Directions for this task:
The lines from the top of the material through the line with "const yMin = 0, yMax = 1, yStep = 0.5;" are to be set down exactly. Leave the pictures out.
◆ ◆ ◆
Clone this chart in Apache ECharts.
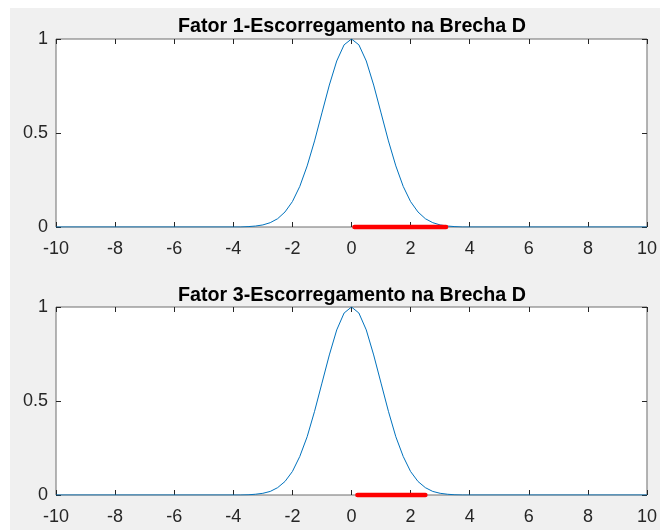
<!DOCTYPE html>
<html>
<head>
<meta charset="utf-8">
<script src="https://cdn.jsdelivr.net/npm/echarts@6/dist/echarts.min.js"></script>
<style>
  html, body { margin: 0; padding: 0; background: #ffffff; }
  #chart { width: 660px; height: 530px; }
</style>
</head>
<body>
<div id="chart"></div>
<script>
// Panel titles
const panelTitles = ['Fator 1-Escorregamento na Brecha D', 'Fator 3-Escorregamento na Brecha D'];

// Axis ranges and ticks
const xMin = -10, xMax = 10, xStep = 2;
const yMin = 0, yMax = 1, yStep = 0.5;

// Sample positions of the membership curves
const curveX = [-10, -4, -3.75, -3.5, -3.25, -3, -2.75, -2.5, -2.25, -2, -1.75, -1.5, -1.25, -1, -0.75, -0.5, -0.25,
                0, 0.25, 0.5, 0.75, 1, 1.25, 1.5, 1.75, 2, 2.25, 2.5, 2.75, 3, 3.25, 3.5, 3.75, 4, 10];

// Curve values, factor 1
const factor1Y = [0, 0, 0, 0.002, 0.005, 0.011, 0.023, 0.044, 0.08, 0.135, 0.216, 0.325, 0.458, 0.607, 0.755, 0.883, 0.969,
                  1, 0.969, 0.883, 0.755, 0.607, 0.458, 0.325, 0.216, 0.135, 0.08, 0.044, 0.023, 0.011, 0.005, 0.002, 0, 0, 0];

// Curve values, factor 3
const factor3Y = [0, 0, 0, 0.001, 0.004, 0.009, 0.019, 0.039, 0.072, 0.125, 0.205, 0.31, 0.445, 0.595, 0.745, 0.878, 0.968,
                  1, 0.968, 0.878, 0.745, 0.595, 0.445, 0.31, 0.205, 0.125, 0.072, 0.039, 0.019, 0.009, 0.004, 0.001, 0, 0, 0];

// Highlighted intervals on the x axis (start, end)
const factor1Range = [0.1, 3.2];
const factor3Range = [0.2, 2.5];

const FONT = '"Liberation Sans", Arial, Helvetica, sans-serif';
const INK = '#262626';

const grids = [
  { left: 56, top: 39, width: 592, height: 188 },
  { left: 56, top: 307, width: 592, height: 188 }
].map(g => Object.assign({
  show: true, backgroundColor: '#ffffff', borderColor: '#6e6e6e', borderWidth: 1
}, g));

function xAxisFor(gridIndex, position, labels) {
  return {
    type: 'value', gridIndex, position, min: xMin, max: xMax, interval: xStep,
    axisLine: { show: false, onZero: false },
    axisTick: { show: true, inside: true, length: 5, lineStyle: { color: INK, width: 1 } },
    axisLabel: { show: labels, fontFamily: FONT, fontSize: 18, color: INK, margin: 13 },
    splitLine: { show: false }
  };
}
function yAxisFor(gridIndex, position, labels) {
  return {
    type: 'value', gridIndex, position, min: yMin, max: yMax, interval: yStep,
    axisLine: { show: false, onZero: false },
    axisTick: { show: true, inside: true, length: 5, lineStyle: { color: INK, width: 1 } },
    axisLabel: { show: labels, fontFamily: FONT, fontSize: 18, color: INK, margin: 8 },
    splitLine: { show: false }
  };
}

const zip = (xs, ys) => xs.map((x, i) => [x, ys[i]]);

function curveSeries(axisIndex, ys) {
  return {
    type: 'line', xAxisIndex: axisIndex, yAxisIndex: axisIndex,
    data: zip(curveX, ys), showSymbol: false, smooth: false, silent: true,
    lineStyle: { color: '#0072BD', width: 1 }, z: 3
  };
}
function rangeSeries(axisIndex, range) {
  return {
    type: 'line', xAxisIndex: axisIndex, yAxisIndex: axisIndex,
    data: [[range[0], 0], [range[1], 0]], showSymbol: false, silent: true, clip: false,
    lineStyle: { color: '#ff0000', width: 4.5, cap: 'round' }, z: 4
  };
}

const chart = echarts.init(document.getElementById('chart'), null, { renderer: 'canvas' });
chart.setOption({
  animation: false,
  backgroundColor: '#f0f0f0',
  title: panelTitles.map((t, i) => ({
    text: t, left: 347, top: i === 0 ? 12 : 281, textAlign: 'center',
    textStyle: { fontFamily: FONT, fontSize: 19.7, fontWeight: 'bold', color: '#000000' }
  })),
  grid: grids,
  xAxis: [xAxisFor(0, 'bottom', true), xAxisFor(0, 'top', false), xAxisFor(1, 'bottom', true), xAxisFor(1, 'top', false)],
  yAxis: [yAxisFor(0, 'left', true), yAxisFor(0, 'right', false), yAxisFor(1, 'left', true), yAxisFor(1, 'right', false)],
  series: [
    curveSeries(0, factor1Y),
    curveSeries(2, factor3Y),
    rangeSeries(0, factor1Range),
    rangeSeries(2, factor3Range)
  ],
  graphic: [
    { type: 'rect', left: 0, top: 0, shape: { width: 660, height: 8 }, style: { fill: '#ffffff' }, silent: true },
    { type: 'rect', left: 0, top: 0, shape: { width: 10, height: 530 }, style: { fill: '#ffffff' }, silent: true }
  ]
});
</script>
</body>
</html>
◆ ◆ ◆
Response to the exercise:
Clone this chart in Apache ECharts.
<!DOCTYPE html>
<html>
<head>
<meta charset="utf-8">
<script src="https://cdn.jsdelivr.net/npm/echarts@6/dist/echarts.min.js"></script>
<style>
  html, body { margin: 0; padding: 0; background: #ffffff; }
  #chart { width: 660px; height: 530px; }
</style>
</head>
<body>
<div id="chart"></div>
<script>
// Panel titles
const panelTitles = ['Fator 1-Escorregamento na Brecha D', 'Fator 3-Escorregamento na Brecha D'];

// Axis ranges and ticks
const xMin = -10, xMax = 10, xStep = 2;
const yMin = 0, yMax = 1, yStep = 0.5;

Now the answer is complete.